3. Taking my dogs for a walk nearly every weeknight: One of the first things I noticed upon checking out my then-new neighborhood a year ago was the amazing view of the Capitol produced by the elevation in the center. Thirteen months later, that view still gets me, encouraging me to meander up that way no matter what route our walk takes us and enjoy the sights from atop the hill as if I were admiring any other worldly city. In fact, if you let your imagination wander, the Capitol building looks a bit like St. Peter’s Basilica towering in the distance of the Rome skyline.
My most recent trip to Europe this past spring reminded me once more that there is still an unbeatable contentment that comes from being in a new place, particularly when simply wandering a city. Many of my days across the pond started with nothing more than a map in hand, a few general spots of interest, and all the time in the world (no pun intended). It was that mindset that pushed me to check out what was around every corner, up every set of stone stairs, or down every cobblestone street. It was that mindset that allowed me to experience each and every structure in my path — whether a charming house on the side of the road, or a famous church I happen to stumble upon (like the abbey from the Sound of Music that literally just popped up during a walk) — with an unassuming eye, taking it all in without any presumptions or expectations.
There are some bigger themes from my time in Tucson and overseas that I’ve adopted into my now Midwestern life — getting out and exploring nearby points of interest, trying more new restaurants, going for a hike with my pups at one of the many nearby state parks. But it’s the day-to-day, embracing the moment, taking each new experience — sight, smell, feeling — as it comes, that has allowed me adopt a true “traveler’s mindset,” whether I’m in a completely foreign city, or a place I’ve lived in for most of my life.
If you’ve read my second memoir, you may remember the story of the “green lamp,” which also happens to stem from that very first Mindfulness class. On that initial night of the course, during our very first (of many) meditations, the instructor shared a recommendation:
“Many of my students like to look towards the window when they do their meditations. The outside visual helps with focus and calming.”
My eyes already closed for the activity, I opened them back up to heed her advice and began to turn my head to the open window in our quaint little room.
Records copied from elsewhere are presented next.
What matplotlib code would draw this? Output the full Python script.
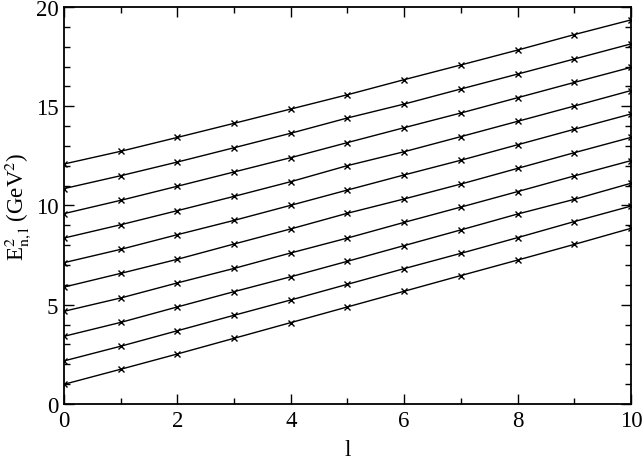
import matplotlib
matplotlib.use("Agg")
import matplotlib.pyplot as plt
from matplotlib.ticker import MultipleLocator

# orbital quantum number l
l_vals = [0, 1, 2, 3, 4, 5, 6, 7, 8, 9, 10]

# E^2_{n,l} (GeV^2), one list per radial n (bottom to top)
n1 = [0.99, 1.75, 2.52, 3.31, 4.10, 4.89, 5.68, 6.47, 7.25, 8.04, 8.85]
n2 = [2.17, 2.91, 3.69, 4.47, 5.24, 6.03, 6.82, 7.59, 8.38, 9.19, 9.97]
n3 = [3.41, 4.11, 4.89, 5.66, 6.41, 7.19, 7.98, 8.77, 9.57, 10.31, 11.12]
n4 = [4.67, 5.34, 6.10, 6.83, 7.61, 8.36, 9.15, 9.92, 10.70, 11.49, 12.26]
n5 = [5.89, 6.58, 7.29, 8.06, 8.82, 9.61, 10.33, 11.08, 11.87, 12.66, 13.43]
n6 = [7.12, 7.79, 8.53, 9.25, 10.01, 10.78, 11.54, 12.28, 13.06, 13.84, 14.61]
n7 = [8.36, 9.03, 9.74, 10.46, 11.20, 12.01, 12.71, 13.47, 14.24, 15.01, 15.79]
n8 = [9.59, 10.26, 10.97, 11.69, 12.41, 13.17, 13.92, 14.66, 15.43, 16.20, 16.96]
n9 = [10.85, 11.50, 12.19, 12.91, 13.64, 14.41, 15.11, 15.87, 16.62, 17.38, 18.14]
n10 = [12.09, 12.73, 13.43, 14.14, 14.86, 15.58, 16.34, 17.08, 17.83, 18.61, 19.35]

series = [n1, n2, n3, n4, n5, n6, n7, n8, n9, n10]

plt.rcParams["font.family"] = ["Liberation Serif", "DejaVu Serif"]
plt.rcParams["mathtext.fontset"] = "stix"

fig = plt.figure(figsize=(6.43, 4.60), dpi=100)
ax = fig.add_axes([0.0995, 0.1196, 0.8818, 0.863])

for ys in series:
    ax.plot(l_vals, ys, color="black", lw=1.0, marker="x", ms=4, mew=1.0)

ax.set_xlim(0, 10)
ax.set_ylim(0, 20)
ax.xaxis.set_major_locator(MultipleLocator(2))
ax.xaxis.set_minor_locator(MultipleLocator(1))
ax.yaxis.set_major_locator(MultipleLocator(5))
ax.yaxis.set_minor_locator(MultipleLocator(1))
ax.tick_params(which="both", direction="in", top=True, right=True,
               labelsize=16.5, width=1.0)
ax.tick_params(which="major", length=7.5)
ax.tick_params(axis="x", which="major", pad=4)
ax.tick_params(axis="y", which="major", pad=4)
ax.tick_params(which="minor", length=4)
for s in ax.spines.values():
    s.set_linewidth(1.3)

ax.set_xlabel("l", fontsize=16.5)
ax.xaxis.set_label_coords(0.5, -0.088)
ax.set_ylabel(r"E$^2_{\rm n,l}$ (GeV$^2$)", fontsize=16.5)
ax.yaxis.set_label_coords(-0.052, 0.5)

fig.savefig("out.png", dpi=100)
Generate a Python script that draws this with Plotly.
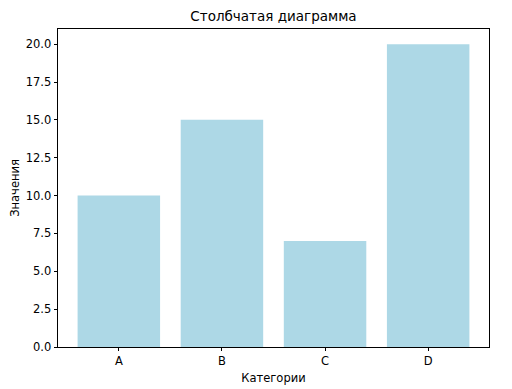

That’s when I noticed the lamp.
The unique green lamp had adorned my dad’s office desk all while growing up. Every night after he’d finish work for the day, I’d take my spot in his chair, and by the glowing light shining through that oval shade, I’d complete my daily homework.
I’d signed up for this class largely due to the grief from my dad’s death I was still experiencing, a way to connect more to the present, and to him. On that night, just like it did two and a half years later in a pub in Denmark, the sight of that lamp — a sight I may not have otherwise noticed without stopping to take in the room around me — brought a sense of comfort, the light telling me, in it’s own special way, that I was exactly where I was supposed to be.